Bouldering is unroped climbing, which is usually lower in height than other climbing routes, both indoors and outdoors. Indoors the highest bouldering problems are around 5 metres high. There are often crash mats below to help protect you if you fall off. Indoors, these mats are provided, whereas outdoors, you carry a bouldering mat to the boulder with you.
People often mistake Bouldering as ‘practice’ for other types of climbing, but Bouldering is a sport in its own right.
What is a Problem?
Each bouldering route is called a ‘problem’ and most problems outdoors are given a name, so you can differentiate between different problems that have already been climbed. They are then also easy to log (in your UKC or other logbook) and easy to find in guidebooks.
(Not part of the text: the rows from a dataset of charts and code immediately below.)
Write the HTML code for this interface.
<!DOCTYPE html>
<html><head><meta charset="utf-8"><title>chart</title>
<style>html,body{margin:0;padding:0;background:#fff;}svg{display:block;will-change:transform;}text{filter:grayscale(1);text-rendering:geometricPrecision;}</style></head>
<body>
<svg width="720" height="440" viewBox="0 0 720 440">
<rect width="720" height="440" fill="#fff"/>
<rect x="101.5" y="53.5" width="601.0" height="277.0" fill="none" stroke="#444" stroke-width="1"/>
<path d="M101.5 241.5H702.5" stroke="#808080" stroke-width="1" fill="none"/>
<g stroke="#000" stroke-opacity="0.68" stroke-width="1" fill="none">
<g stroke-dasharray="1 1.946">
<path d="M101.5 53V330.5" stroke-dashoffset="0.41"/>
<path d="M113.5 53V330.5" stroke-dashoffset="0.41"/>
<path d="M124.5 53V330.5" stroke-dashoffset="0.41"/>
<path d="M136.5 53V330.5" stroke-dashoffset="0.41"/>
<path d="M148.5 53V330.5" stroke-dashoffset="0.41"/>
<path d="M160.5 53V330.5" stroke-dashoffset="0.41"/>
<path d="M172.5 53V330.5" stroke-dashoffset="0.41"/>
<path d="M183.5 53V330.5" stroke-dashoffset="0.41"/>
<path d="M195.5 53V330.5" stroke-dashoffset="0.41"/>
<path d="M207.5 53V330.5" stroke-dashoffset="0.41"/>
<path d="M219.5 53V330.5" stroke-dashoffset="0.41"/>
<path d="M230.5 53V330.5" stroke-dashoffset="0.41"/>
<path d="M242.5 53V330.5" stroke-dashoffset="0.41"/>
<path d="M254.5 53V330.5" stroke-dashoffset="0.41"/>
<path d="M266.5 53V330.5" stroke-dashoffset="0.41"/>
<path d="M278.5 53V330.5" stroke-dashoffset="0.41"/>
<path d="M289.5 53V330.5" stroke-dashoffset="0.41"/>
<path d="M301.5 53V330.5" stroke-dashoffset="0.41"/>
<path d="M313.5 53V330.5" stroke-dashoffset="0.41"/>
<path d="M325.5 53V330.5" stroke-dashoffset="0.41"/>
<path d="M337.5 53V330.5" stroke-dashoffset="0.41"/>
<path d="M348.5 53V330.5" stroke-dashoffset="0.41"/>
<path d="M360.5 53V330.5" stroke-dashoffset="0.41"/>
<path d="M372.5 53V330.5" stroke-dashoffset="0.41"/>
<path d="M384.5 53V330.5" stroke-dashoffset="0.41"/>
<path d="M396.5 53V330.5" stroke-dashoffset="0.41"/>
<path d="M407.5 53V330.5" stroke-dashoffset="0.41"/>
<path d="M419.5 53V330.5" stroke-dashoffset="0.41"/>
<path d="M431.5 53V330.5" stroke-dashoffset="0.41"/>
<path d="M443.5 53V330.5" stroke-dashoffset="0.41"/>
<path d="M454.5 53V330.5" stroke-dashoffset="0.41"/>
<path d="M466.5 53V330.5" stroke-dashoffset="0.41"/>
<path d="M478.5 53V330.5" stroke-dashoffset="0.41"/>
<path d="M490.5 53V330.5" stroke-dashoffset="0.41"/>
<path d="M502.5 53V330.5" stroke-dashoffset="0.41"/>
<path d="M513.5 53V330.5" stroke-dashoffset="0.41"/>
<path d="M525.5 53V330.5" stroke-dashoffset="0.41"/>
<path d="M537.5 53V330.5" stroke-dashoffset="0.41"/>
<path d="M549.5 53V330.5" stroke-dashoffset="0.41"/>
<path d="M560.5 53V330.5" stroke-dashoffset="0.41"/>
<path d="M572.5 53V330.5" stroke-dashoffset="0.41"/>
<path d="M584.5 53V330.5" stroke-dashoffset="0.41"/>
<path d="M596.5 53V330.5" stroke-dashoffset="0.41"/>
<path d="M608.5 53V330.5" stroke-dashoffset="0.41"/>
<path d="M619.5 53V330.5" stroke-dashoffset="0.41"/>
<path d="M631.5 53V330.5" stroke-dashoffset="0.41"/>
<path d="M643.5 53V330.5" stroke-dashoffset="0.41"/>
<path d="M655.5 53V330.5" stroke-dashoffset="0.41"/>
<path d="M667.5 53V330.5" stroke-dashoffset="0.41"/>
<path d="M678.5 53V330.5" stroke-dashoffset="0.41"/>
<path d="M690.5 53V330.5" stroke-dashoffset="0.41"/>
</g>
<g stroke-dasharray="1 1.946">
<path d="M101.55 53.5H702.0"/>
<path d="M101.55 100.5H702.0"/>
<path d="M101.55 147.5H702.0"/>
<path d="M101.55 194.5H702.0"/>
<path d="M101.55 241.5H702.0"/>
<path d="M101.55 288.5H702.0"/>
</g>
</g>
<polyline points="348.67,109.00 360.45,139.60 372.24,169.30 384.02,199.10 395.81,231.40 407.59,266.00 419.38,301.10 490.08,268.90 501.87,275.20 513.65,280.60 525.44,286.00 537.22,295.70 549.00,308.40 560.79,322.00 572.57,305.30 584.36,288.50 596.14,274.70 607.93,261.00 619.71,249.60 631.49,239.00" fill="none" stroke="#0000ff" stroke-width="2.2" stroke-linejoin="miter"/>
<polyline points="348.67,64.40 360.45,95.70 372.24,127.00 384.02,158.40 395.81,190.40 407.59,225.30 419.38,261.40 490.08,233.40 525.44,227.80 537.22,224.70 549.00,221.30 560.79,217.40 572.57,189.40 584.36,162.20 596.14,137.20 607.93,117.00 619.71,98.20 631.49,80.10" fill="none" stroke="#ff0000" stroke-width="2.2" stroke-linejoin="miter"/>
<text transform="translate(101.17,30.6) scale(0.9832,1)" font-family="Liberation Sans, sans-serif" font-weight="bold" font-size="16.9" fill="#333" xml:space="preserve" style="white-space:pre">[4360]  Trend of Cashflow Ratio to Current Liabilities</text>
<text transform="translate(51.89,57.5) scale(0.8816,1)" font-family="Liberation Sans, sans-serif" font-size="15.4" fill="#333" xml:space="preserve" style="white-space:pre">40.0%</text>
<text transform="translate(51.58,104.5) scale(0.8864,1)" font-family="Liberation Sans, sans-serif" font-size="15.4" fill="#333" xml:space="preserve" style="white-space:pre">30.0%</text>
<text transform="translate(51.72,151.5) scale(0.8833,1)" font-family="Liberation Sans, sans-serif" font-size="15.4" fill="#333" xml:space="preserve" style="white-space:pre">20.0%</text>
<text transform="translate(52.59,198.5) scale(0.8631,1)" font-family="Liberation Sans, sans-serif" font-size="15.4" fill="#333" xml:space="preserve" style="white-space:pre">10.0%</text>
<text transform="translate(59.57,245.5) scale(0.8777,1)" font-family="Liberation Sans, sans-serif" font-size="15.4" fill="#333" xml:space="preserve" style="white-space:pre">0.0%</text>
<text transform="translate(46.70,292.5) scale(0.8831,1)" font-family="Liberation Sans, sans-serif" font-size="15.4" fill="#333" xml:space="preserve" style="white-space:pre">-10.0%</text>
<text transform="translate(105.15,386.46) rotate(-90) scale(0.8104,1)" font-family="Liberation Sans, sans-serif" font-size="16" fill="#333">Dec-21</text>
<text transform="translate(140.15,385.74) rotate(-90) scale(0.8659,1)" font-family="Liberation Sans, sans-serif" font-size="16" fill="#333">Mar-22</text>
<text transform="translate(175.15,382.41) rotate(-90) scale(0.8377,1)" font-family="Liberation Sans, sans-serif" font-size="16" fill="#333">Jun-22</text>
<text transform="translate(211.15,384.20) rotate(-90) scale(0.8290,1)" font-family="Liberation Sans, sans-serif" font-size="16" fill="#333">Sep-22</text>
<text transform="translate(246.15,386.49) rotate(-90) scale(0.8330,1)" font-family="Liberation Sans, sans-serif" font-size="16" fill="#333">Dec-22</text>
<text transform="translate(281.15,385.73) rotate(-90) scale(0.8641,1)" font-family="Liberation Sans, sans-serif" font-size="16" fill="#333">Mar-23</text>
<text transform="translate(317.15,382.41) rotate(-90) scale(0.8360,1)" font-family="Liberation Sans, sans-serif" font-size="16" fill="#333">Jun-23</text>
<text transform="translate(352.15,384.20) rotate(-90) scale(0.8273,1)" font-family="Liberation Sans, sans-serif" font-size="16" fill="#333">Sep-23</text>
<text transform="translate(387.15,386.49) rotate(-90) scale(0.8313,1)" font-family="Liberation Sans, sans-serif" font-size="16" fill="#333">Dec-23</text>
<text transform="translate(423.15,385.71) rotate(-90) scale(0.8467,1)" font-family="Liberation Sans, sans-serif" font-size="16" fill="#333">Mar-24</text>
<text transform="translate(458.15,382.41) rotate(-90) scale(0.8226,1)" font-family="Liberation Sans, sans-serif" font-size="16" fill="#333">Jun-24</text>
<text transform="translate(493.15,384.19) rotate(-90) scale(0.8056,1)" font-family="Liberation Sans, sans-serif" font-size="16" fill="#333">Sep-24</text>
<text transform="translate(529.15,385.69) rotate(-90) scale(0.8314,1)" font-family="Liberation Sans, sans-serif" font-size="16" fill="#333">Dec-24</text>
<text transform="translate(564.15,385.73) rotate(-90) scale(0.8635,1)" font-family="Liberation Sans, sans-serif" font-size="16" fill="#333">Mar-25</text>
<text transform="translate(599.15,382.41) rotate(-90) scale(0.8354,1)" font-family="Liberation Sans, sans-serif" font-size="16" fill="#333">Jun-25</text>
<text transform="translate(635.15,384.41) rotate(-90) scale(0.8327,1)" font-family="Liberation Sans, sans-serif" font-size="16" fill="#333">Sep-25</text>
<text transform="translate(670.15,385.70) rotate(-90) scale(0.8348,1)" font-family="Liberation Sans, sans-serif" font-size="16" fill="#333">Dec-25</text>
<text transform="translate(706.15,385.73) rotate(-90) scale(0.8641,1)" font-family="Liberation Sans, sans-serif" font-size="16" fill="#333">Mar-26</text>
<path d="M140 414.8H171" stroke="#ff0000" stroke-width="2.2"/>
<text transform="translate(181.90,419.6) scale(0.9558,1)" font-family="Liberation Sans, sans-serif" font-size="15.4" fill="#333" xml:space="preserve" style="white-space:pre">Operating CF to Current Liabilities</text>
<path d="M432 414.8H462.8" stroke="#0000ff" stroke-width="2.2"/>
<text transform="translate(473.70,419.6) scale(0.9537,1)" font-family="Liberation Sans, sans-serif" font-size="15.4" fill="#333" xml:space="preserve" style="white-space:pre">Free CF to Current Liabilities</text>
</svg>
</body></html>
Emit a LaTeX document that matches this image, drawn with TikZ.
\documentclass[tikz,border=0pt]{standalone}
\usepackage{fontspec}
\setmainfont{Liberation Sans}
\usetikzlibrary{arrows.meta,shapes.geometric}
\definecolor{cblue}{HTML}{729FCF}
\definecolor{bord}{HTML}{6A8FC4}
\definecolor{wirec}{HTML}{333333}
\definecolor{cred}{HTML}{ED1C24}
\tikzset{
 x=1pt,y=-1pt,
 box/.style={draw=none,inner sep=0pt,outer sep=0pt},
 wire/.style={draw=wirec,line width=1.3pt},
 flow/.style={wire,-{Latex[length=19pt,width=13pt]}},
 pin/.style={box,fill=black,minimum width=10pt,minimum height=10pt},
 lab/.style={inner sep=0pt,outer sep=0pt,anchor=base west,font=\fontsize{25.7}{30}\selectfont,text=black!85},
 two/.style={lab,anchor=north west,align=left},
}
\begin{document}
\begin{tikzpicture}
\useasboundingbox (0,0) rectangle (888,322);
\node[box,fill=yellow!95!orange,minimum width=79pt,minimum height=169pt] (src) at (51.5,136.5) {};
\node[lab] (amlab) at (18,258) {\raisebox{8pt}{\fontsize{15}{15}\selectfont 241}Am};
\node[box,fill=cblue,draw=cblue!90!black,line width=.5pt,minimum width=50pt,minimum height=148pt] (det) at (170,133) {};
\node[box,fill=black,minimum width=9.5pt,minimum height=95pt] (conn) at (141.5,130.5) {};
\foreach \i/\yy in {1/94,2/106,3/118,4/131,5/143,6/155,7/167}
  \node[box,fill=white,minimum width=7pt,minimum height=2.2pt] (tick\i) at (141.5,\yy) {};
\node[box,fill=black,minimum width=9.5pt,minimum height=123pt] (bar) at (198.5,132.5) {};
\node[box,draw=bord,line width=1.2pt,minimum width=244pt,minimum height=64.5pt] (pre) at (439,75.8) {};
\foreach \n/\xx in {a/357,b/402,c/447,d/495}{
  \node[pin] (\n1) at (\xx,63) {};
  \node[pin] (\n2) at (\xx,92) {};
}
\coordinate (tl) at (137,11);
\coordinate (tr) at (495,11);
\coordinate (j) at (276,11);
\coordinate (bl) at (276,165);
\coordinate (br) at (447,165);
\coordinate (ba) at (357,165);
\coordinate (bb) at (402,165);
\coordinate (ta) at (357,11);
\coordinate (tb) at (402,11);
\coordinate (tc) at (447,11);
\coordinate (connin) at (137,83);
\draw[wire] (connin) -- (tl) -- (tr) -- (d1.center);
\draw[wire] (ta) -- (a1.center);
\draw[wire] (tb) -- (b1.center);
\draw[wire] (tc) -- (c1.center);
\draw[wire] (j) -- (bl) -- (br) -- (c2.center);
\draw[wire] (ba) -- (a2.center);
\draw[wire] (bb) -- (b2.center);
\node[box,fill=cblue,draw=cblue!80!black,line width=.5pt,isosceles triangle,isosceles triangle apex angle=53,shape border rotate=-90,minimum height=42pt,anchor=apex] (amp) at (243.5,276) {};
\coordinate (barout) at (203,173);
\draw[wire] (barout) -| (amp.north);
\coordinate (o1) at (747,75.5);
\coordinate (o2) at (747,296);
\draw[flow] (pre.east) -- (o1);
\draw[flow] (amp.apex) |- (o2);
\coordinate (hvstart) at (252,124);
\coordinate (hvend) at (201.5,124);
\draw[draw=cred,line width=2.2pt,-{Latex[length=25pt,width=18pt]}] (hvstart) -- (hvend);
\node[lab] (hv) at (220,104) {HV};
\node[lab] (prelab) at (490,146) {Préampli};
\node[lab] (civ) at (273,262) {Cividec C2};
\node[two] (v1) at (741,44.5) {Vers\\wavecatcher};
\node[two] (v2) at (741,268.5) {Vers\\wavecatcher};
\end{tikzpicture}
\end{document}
How to complete a boulder problem
An indoor boulder problem is only complete when you’ve got to the top and touched the top hold for 5 seconds with both hands. Outdoors, you usually ‘top-out’, which means going over onto the top of the boulder and coming down a ‘descent route’.
Bouldering requires a specific set of skills, particularly problem solving, which may take a while to get your head around. The technical skills you develop when bouldering can really help you to improve your roped climbing. In particular things like footwork, body positioning, twisting, locking off and foot strength can make a big difference to all of your climbing and are things that you can train while enjoying the sport of Bouldering.
When I first started I couldn’t even do the easiest problem at the climbing centre! Fortunately there were other people around who I could ask for help and it gets easier to progress as you learn new ways to move.